Spirella ensured a constant supply of jobs, some as exoteric as 'corset lacer', a profession which stumped the panel of "What's My Line".

The Ivy Leaf Club, which was founded in September 1932, flourished as the sales techniques of the Americans rewarded effort and success with the trappings of the 1960's post-war wealth. The car, central-heating and, just to celebrate the First Man on the Moon, perhaps a colour TV, even if the pictures from the moon were in black and white!

 

The War Years were over. The misery of rationing was finished. Women could look stylish again, and inspired by such sources as diverse as Dior and Jane Russell (albeit engineered by Howard Hughes), the 40-year-old woman could rely on Spirella for her new-found shape. Her Mother could rest assured in the quality of the corsets that she had worn from adolescence, and, if Spirella had their way, the daughters would follow in these corseted footsteps. Alas: it wasn't to happen that way.

 

This picture fascinates me. Is the woman particularly small?  It does not appear so since her waist-line, in relation to the table-top, is the same as for the woman on the left. If so, that corset could be a huge 22 inches long. Judging by the photograph, the width is little less, perhaps accommodating a waist-line of 38 to 40 inches. It would probably fit our good friend Bunty, but for the fact that Bunty was only seven years old when this photograph was taken!

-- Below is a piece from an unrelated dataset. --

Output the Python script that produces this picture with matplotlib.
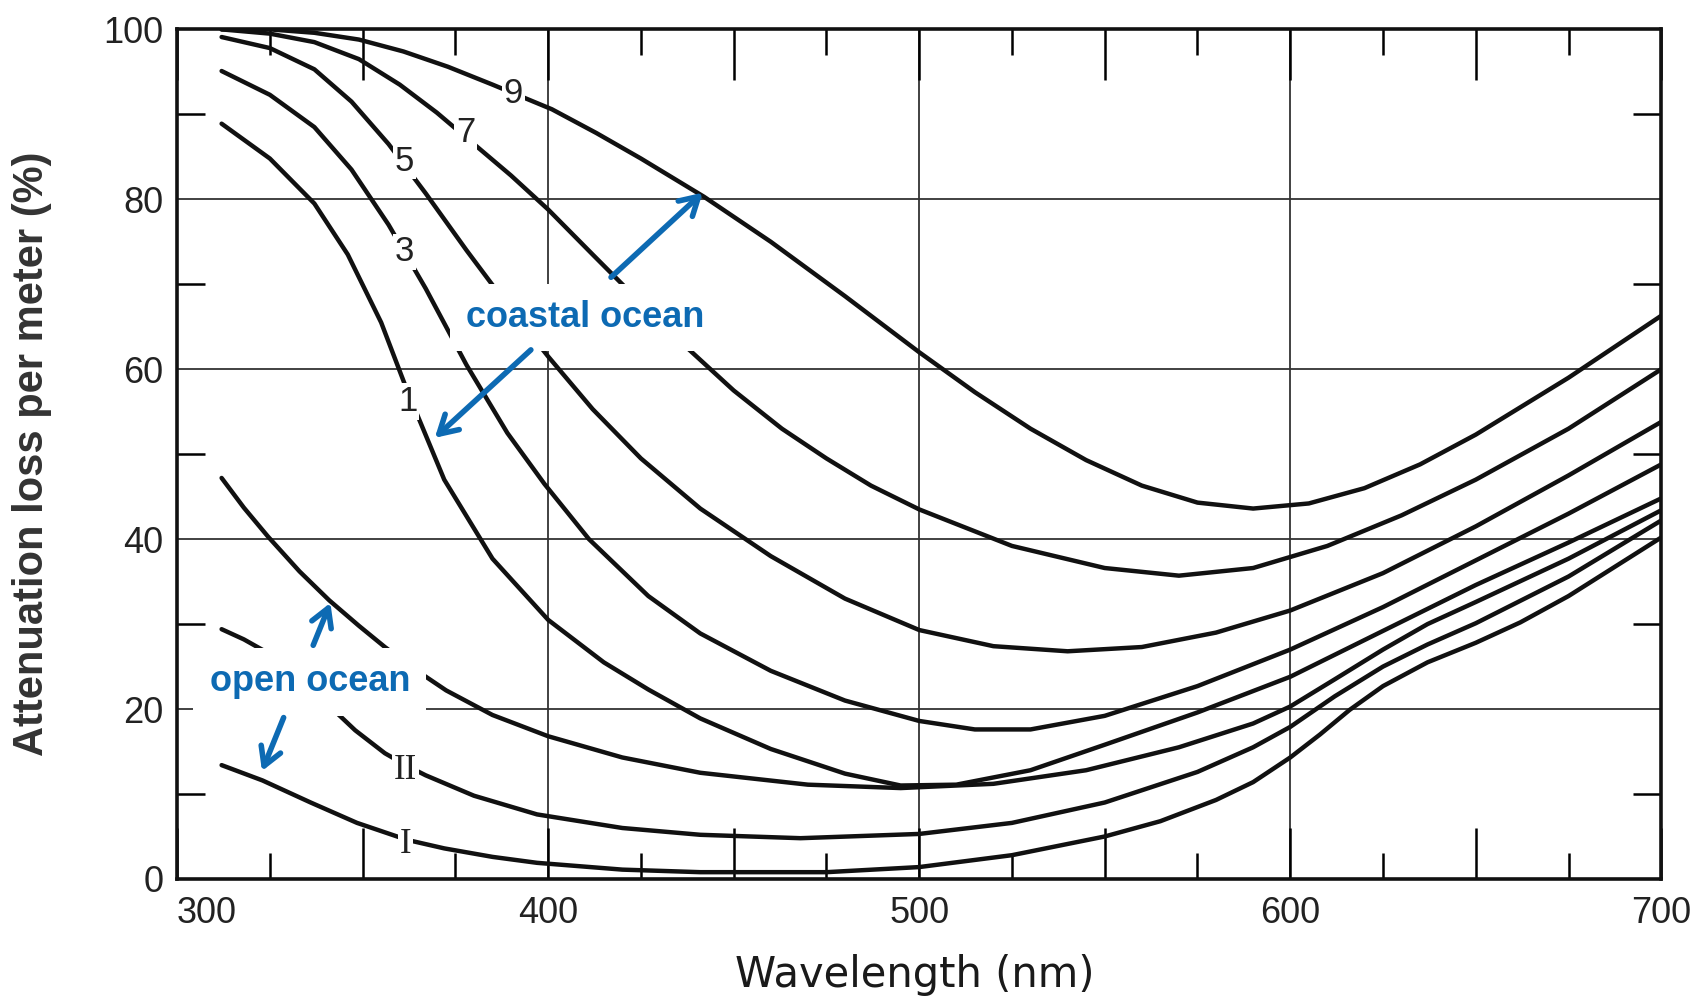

The demise of Spirella is catalogued within this web site and I'll dwell no longer here on this subject. Let us simply return to a time when the corsetry trade was at its zenith and regard a simple photograph (below) taken in December 1957. It encapsulates a time that remains in the memory of few:-

Oliver Philpott, Managing Director of Spirella from July 1957, was one of the many British forces personnel that were captured during World War II. He escaped from Stalag Luft III, in Germany, with three colleagues via the 'Wooden Horse', an amazing and inventive ruse that has generated at least one book and has been the inspiration of several films. My husband admits that such heroic deeds of WWII were the stuff of post-war British boyhood heroism that dominated his school life.

In this picture from December 1957, Mr. Philpott awards an Ivy Leaf long service emblem to a Mrs. Bellingham. The picture is a reminder of the gentleman, and the lady. Historically, we know that the gentleman is a larger-than-life character. (If you have read the book you will understand). Quite obviously, the lady wears her Ivy Leaf emblem like a medal. She is not from the same 'drawer' as her company's MD, yet she is proud, she is discreetly, but well dressed, and her figure, although middle-aged, is a testimony to the excellent qualities of the foundation garments which, no doubt, she had sold in abundance.

It is a photograph from a bygone era. It represents commercial success, however, I feel that the handshake is between two representatives from a world we no longer understand.